In June 2020, the company was worth nearly $580 billion, second only to Tencent in China’s huge tech sector at just over $630 million. This placed both giants not far behind the Turkish economy, which rounded out the top 20 for national gross domestic product at the time.

If the sheer size and social influence of these tech behemoths was not enough to spur Beijing into action, then a widely reported speech by Ma in the lead-up to the regulatory storm was widely reported as the trigger. In October 2020, the billionaire publicly attacked the Chinese banking sector for having a “pawnshop” mentality.

But while Ma had clearly misread the mood in Beijing, as Angela Zhang, author of Chinese Antitrust Exceptionalism argues, the drastic centralization of financial regulatory power since 2017 means the outcome was always inevitable.

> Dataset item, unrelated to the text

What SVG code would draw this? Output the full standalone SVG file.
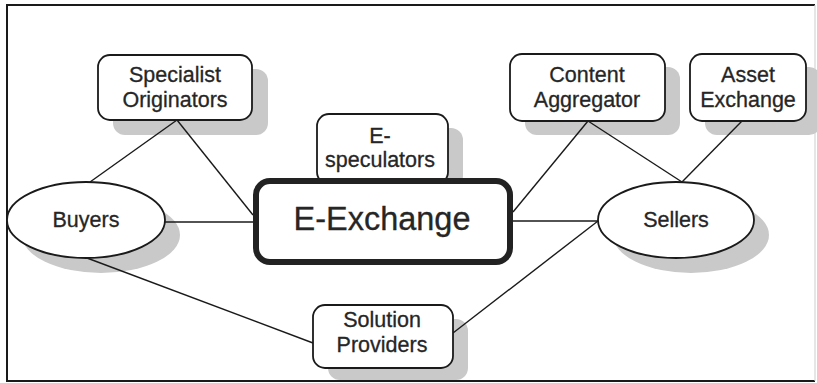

With Beijing’s anti-corruption campaign now zeroing in on Alibaba and big tech more broadly, the question over the coming weeks and months will be: How far will it go?

In the run-up to the 20th Party Congress, all bets are off. Despite what some report, the Communist Party of China has no interest in “crushing” its tech titans. In its own words, it wants to “guide” them to serve the interests of national development better.

Amid the regulatory storm last year, Alibaba, Tencent, Pinduoduo and others rushed to announce billions of dollars in support of Beijing’s “common prosperity” initiative. But while Xi’s position at the very top of the pyramid is all but settled, the power transition unfolding over the next 12 months will produce both winners and losers.

As anti-corruption investigations ramp up into big tech, 2022 could turn out to be the “year of living dangerously” for some of China’s richest, and most powerful, individuals.